Et cum tempora temporibus praesentia confert
Praeteritis, laudat fortunas saepe parentis,
Et crepat antiquum genus ut pietate repletum.”

[“Now the old ploughman, shaking his head, sighs, and compares present times with past, often praises his parents’ happiness, and talks of the old race as full of piety.”–Lucretius, ii. 1165.]

We will make all things go along with us; whence it follows that we consider our death as a very great thing, and that does not so easily pass, nor without the solemn consultation of the stars:

“Tot circa unum caput tumultuantes dens,”

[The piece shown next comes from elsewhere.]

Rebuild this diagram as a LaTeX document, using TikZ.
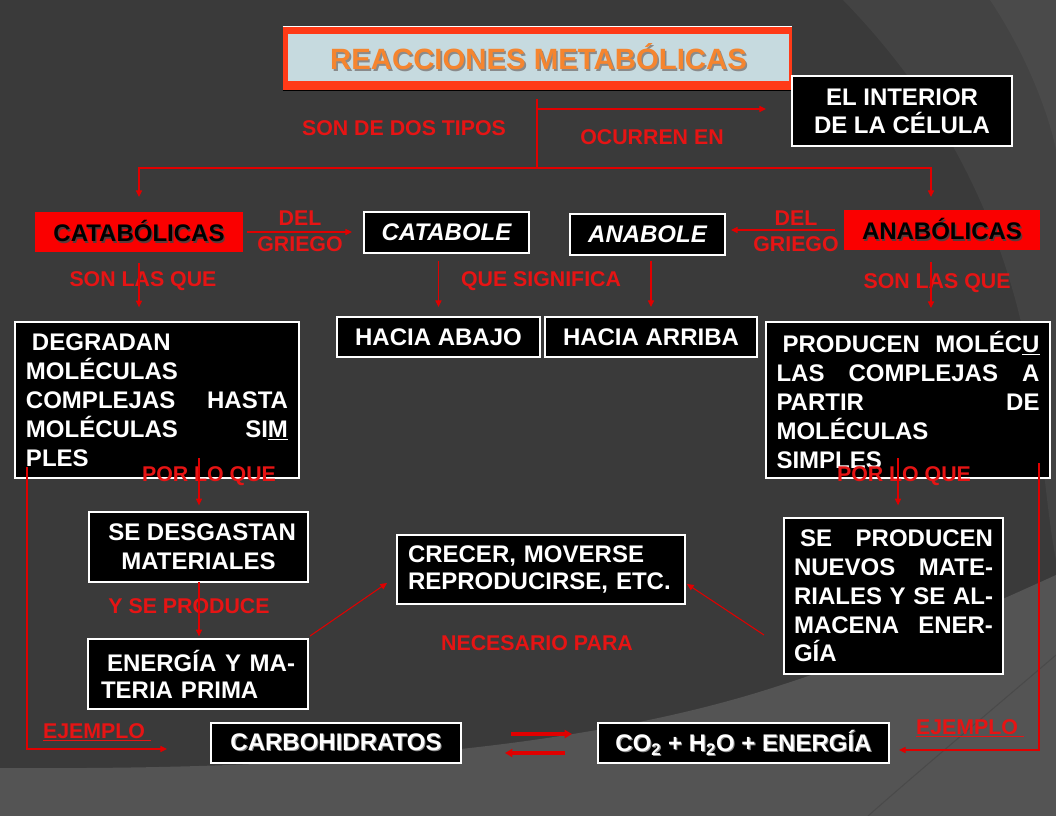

[“All the gods to agitation about one man.”
–Seneca, Suasor, i. 4.]

and so much the more think it as we more value ourselves. “What, shall so much knowledge be lost, with so much damage to the world, without a particular concern of the destinies? Does so rare and exemplary a soul cost no more the killing than one that is common and of no use to the public? This life, that protects so many others, upon which so many other lives depend, that employs so vast a number of men in his service, that fills so many places, shall it drop off like one that hangs but by its own simple thread? None of us lays it enough to heart that he is but one: thence proceeded those words of Caesar to his pilot, more tumid than the sea that threatened him:

“Italiam si coelo auctore recusas,
Me pete: sola tibi causa est haec justa timoris,
Vectorem non nosce tuum; perrumpe procellas,
Tutela secure mea.”

[“If you decline to sail to Italy under the God’s protection, trust to mine; the only just cause you have to fear is, that you do not know your passenger; sail on, secure in my guardianship.” –Lucan, V. 579.]

And these:

“Credit jam digna pericula Caesar
Fatis esse suis; tantusne evertere, dixit,
Me superis labor est, parva quern puppe sedentem,
Tam magno petiere mari;”

[“Caesar now deemed these dangers worthy of his destiny: ‘What!’ said he, ‘is it for the gods so great a task to overthrow me, that they must be fain to assail me with great seas in a poor little bark.'”–Lucan, v. 653.]